■ **WHAT IS REQUIRED**
How many lines hold the string "that"? Reply with the number alone.

## START

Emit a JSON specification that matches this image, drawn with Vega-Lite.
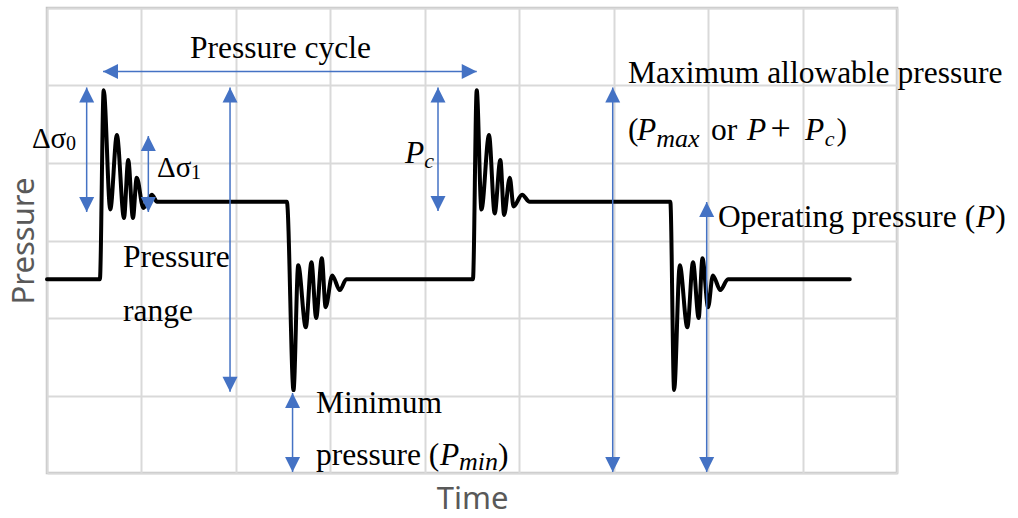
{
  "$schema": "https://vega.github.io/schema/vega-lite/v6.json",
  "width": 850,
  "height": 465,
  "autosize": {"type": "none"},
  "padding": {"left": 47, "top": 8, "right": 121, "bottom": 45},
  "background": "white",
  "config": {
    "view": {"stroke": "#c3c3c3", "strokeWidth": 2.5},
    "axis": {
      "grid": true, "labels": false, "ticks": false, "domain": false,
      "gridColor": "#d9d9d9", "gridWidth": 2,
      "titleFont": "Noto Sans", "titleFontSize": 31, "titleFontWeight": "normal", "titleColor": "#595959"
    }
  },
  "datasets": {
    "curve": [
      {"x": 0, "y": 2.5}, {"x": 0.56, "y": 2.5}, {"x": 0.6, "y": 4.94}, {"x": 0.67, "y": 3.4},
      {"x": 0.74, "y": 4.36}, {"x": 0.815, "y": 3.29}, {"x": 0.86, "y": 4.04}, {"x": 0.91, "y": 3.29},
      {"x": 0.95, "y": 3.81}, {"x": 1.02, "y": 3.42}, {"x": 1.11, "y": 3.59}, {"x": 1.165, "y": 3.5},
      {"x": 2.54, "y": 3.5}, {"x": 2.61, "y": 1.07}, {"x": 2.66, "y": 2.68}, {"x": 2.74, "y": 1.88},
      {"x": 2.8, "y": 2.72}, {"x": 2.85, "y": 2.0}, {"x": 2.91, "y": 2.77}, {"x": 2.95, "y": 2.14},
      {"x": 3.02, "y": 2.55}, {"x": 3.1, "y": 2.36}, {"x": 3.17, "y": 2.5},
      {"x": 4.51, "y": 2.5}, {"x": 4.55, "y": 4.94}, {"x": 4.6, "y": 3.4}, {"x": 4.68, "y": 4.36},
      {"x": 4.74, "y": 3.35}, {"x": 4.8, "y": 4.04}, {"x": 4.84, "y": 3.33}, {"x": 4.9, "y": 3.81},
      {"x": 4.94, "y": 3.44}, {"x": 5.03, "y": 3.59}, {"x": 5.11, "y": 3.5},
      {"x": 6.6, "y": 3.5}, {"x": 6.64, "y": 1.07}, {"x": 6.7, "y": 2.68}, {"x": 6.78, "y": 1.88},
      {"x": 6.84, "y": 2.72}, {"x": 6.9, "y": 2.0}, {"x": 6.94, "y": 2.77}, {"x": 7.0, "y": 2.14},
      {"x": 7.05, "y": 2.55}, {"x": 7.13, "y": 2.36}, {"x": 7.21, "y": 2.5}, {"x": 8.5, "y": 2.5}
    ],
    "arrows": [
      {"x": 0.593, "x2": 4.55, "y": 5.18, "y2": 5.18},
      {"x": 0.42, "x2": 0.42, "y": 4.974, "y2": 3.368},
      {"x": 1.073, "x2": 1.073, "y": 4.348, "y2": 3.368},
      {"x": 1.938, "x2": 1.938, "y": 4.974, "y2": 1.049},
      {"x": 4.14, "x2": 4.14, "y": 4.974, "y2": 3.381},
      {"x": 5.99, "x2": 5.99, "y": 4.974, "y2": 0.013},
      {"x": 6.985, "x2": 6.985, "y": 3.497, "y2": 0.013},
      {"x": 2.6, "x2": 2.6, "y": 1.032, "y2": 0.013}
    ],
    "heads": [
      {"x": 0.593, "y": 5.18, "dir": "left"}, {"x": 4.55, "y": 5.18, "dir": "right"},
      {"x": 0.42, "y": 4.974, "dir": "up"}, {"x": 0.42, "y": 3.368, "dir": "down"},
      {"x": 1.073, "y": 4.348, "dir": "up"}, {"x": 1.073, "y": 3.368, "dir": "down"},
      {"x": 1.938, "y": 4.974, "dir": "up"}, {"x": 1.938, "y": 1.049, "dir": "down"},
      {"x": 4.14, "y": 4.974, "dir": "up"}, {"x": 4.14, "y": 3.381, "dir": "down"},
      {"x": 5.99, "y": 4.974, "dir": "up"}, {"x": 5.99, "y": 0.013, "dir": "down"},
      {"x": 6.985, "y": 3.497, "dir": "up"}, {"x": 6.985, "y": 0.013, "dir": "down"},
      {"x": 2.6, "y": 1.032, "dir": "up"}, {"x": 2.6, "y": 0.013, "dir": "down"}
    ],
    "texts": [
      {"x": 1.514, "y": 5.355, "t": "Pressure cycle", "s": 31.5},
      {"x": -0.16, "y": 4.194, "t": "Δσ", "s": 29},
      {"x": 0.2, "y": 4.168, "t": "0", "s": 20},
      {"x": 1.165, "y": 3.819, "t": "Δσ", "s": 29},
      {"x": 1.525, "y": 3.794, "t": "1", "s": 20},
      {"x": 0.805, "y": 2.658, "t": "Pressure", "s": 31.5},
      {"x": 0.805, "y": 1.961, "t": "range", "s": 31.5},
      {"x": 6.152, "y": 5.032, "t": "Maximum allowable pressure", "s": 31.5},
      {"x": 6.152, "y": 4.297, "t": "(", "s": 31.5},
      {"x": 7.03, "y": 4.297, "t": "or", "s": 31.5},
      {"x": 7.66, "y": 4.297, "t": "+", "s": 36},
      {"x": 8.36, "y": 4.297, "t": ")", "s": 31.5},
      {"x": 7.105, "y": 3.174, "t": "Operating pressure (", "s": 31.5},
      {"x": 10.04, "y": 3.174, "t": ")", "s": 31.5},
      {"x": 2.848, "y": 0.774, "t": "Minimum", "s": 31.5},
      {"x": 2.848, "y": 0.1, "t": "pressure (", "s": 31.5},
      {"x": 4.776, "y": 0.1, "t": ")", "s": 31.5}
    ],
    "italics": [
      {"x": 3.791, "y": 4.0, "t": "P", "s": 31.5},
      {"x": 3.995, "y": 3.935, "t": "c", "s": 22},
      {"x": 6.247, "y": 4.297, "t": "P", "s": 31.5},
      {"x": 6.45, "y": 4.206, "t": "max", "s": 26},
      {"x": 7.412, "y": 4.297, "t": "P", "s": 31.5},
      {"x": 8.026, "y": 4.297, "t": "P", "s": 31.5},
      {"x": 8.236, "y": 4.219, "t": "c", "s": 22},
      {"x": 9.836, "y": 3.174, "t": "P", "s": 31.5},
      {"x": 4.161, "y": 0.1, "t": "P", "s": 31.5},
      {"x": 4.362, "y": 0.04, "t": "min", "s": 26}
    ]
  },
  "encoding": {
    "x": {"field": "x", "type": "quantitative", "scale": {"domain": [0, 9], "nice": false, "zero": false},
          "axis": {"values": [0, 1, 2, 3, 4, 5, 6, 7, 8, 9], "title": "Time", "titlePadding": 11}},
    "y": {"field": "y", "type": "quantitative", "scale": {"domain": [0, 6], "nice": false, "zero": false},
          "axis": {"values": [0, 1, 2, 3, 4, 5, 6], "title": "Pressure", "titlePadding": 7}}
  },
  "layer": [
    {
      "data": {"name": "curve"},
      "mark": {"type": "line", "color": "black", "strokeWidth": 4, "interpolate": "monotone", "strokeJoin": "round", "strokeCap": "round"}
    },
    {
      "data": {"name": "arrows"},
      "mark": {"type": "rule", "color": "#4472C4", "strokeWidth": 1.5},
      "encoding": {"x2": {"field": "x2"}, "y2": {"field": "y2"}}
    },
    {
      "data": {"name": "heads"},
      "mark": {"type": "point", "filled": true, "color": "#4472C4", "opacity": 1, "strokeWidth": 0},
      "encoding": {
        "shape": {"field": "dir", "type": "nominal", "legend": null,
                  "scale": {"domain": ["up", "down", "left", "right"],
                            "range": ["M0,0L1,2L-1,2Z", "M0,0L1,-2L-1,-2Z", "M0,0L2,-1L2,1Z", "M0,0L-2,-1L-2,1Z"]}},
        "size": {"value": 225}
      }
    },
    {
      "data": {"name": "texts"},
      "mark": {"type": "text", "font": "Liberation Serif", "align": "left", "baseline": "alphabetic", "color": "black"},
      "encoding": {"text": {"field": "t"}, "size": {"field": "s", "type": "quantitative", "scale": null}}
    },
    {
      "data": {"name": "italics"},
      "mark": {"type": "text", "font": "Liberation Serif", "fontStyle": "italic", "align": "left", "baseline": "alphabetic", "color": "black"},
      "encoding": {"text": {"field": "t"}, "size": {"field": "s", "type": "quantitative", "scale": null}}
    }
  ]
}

## END
## START

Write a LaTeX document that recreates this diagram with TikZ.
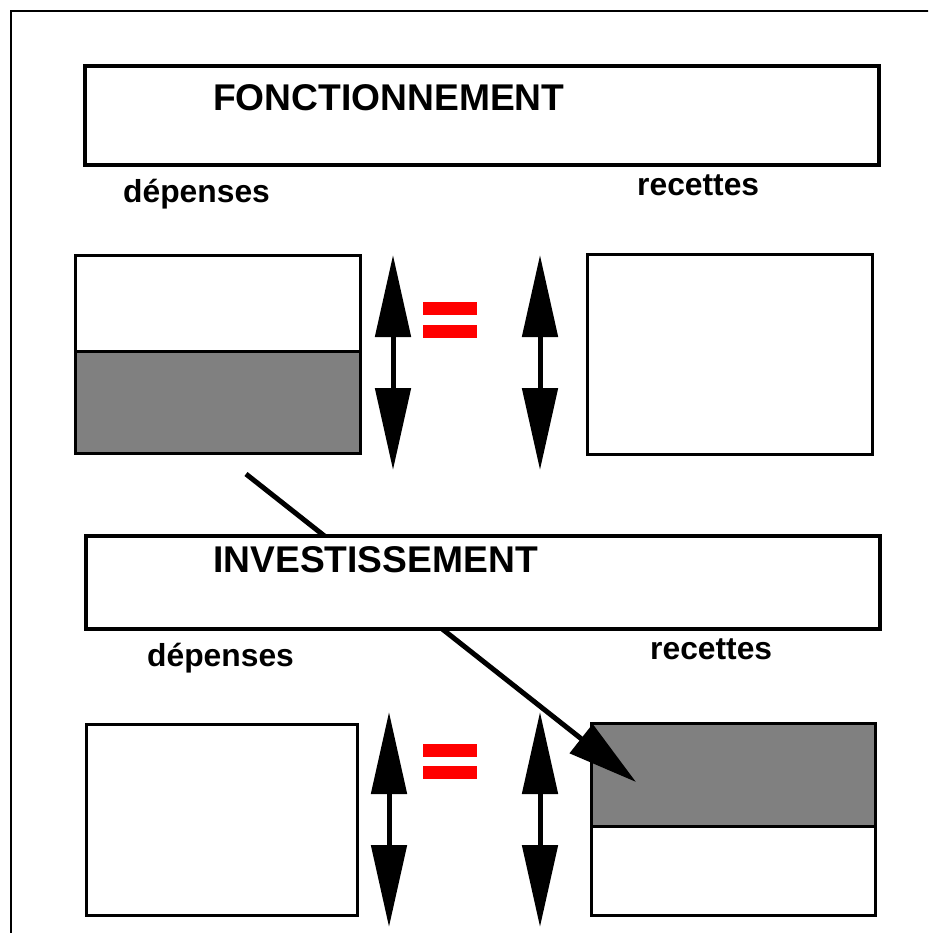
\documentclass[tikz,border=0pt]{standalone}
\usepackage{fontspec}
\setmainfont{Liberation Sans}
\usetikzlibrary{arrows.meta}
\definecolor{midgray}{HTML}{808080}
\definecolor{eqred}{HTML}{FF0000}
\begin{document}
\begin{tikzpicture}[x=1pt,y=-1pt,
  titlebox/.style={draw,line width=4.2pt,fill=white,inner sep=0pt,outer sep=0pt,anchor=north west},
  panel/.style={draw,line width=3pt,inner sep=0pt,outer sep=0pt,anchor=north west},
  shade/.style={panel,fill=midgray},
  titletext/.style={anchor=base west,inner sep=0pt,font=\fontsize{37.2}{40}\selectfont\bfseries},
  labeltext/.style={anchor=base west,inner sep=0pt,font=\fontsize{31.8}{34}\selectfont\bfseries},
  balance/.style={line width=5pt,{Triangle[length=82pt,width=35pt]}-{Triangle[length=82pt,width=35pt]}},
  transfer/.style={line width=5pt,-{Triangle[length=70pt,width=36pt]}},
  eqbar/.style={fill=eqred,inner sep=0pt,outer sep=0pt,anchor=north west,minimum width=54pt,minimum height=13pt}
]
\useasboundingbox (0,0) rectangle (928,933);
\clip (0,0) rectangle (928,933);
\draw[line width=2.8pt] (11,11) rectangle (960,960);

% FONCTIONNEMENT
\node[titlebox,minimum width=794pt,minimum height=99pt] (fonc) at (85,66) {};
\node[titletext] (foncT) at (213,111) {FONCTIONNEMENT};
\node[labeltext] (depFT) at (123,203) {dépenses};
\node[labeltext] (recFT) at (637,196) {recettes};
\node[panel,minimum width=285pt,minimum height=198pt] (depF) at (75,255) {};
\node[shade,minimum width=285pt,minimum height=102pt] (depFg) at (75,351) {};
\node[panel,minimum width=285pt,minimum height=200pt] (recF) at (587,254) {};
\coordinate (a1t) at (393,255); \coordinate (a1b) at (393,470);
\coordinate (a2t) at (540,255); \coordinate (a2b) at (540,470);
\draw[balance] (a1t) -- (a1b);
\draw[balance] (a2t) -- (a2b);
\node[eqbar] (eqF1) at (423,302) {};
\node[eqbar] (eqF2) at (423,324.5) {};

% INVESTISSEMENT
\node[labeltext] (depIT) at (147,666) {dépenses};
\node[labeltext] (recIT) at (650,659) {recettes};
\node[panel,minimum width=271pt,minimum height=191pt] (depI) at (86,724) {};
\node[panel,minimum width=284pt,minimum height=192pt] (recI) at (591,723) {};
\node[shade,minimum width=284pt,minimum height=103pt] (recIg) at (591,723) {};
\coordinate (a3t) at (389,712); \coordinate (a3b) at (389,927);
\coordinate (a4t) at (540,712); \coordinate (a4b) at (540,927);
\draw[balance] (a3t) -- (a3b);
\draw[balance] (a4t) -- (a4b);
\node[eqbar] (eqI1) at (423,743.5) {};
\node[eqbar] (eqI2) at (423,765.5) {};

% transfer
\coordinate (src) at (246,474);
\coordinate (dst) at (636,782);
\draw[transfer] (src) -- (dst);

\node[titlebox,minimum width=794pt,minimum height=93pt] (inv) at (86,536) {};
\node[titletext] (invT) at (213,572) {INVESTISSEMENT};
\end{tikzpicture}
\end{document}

## END

■ **EXERCISE RESULT**
2